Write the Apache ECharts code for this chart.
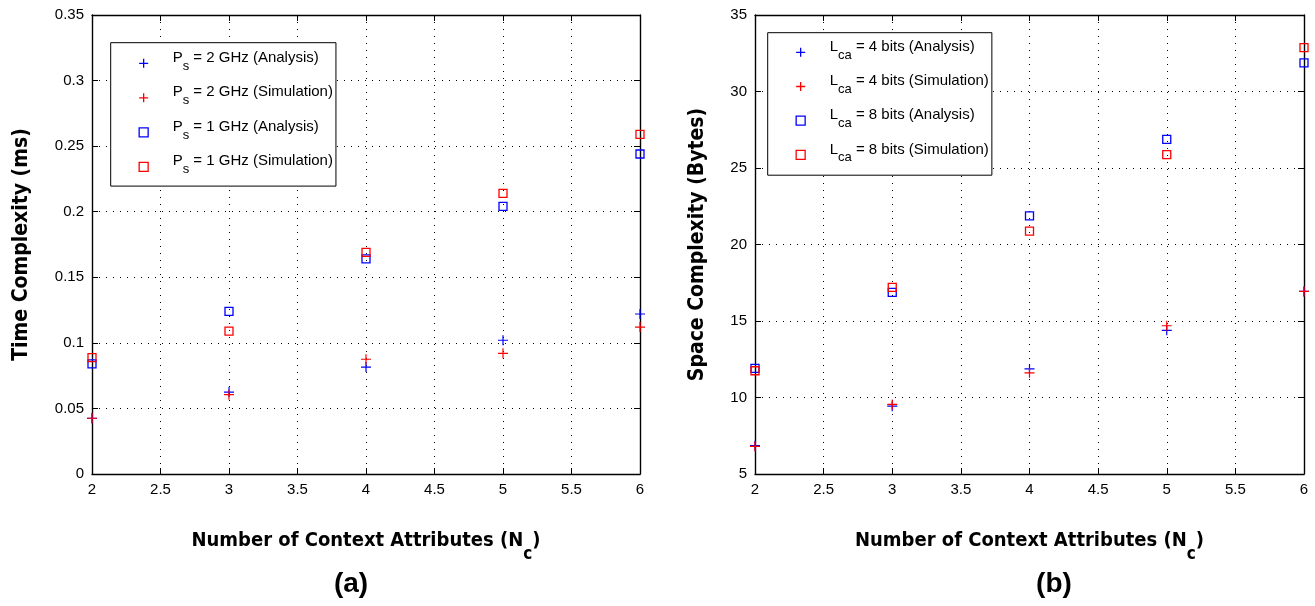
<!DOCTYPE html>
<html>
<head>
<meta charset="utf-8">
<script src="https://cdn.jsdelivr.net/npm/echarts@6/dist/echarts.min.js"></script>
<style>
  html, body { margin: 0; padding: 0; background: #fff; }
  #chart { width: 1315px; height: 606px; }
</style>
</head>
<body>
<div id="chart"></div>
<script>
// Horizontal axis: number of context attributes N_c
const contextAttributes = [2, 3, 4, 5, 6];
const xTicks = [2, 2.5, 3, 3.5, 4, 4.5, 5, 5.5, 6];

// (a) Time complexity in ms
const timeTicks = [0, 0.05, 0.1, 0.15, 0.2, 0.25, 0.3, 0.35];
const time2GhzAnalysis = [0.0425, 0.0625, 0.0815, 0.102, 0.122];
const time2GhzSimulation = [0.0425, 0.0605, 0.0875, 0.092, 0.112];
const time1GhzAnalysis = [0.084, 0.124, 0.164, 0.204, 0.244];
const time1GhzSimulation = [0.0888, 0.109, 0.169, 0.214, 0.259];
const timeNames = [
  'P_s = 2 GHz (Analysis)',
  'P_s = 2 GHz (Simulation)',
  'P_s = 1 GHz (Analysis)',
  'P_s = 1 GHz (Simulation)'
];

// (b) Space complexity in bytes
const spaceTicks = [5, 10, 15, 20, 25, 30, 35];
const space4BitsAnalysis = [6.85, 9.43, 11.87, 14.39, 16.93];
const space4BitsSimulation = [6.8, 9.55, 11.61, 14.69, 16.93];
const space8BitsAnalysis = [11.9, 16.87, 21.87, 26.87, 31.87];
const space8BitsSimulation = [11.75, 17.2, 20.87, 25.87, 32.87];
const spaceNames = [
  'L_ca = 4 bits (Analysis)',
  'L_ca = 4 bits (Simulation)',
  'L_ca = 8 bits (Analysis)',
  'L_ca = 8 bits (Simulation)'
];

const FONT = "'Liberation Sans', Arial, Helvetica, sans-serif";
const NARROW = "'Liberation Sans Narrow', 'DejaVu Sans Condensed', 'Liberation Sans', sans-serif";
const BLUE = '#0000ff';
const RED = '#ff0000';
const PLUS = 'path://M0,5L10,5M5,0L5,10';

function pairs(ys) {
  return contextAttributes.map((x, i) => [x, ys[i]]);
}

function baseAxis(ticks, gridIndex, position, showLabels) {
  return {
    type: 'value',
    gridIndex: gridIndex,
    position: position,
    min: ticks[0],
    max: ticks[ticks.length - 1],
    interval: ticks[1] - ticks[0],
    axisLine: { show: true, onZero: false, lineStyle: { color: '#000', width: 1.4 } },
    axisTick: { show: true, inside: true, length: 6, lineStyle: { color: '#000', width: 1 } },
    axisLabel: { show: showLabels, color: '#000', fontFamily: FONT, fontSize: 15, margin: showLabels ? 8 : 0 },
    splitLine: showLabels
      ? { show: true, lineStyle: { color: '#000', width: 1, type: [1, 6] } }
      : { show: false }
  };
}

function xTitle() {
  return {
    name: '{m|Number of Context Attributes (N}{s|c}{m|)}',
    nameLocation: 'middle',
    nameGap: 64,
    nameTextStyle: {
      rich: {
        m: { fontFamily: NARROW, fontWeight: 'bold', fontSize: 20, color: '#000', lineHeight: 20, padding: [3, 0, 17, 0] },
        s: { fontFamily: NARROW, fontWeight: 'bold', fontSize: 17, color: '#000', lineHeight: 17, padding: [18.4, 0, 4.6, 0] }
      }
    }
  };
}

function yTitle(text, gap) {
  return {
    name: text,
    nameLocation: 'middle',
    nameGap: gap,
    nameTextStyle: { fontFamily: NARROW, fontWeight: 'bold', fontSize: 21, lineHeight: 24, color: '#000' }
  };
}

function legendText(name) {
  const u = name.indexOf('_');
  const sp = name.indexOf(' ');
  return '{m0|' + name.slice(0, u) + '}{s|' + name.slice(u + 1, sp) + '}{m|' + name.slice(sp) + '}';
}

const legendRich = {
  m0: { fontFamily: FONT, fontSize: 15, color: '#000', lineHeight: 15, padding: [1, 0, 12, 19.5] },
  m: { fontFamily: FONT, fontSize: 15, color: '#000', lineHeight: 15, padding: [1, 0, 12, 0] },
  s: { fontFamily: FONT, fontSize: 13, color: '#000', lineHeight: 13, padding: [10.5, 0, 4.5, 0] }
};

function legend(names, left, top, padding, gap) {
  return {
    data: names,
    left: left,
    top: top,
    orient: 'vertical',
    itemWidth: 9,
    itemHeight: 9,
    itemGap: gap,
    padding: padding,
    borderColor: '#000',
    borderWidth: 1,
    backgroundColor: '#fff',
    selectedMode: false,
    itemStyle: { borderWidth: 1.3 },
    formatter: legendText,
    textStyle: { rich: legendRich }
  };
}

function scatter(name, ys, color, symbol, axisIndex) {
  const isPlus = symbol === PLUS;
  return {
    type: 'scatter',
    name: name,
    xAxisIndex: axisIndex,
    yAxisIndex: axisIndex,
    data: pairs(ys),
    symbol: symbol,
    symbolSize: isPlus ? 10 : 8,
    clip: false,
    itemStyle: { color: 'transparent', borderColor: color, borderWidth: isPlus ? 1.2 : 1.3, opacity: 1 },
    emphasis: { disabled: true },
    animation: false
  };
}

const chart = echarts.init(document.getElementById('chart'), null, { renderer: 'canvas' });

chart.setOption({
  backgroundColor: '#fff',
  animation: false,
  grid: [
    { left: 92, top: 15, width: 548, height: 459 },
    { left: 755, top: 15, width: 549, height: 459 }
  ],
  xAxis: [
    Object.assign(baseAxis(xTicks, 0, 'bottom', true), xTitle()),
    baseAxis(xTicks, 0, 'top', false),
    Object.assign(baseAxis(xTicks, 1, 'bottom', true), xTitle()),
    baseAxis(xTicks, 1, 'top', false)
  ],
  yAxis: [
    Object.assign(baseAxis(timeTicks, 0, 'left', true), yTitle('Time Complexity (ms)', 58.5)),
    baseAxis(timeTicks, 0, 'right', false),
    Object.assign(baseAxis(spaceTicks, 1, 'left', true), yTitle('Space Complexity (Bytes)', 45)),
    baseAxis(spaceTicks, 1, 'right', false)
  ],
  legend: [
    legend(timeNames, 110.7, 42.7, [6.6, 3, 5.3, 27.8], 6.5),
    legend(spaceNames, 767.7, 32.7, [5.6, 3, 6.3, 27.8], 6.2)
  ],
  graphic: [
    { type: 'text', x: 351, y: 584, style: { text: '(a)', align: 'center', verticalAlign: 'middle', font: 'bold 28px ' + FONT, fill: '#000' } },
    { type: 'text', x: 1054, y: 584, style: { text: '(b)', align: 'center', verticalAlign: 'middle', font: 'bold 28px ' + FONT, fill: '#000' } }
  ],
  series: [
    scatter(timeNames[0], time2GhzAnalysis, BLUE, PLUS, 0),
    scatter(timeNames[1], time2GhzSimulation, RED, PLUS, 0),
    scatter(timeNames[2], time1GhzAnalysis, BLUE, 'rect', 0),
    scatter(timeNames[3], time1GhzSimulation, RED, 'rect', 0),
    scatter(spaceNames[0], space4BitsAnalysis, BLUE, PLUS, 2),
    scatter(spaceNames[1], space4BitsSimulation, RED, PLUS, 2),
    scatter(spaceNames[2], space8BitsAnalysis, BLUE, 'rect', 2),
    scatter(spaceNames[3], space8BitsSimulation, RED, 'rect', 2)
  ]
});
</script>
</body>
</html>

Your objective: Give again, exactly, the lines from the start of the data through the one holding "4.5, 5, 5.5, 6];"; omit the pictures.

Correct output:
Write the Apache ECharts code for this chart.
<!DOCTYPE html>
<html>
<head>
<meta charset="utf-8">
<script src="https://cdn.jsdelivr.net/npm/echarts@6/dist/echarts.min.js"></script>
<style>
  html, body { margin: 0; padding: 0; background: #fff; }
  #chart { width: 1315px; height: 606px; }
</style>
</head>
<body>
<div id="chart"></div>
<script>
// Horizontal axis: number of context attributes N_c
const contextAttributes = [2, 3, 4, 5, 6];
const xTicks = [2, 2.5, 3, 3.5, 4, 4.5, 5, 5.5, 6];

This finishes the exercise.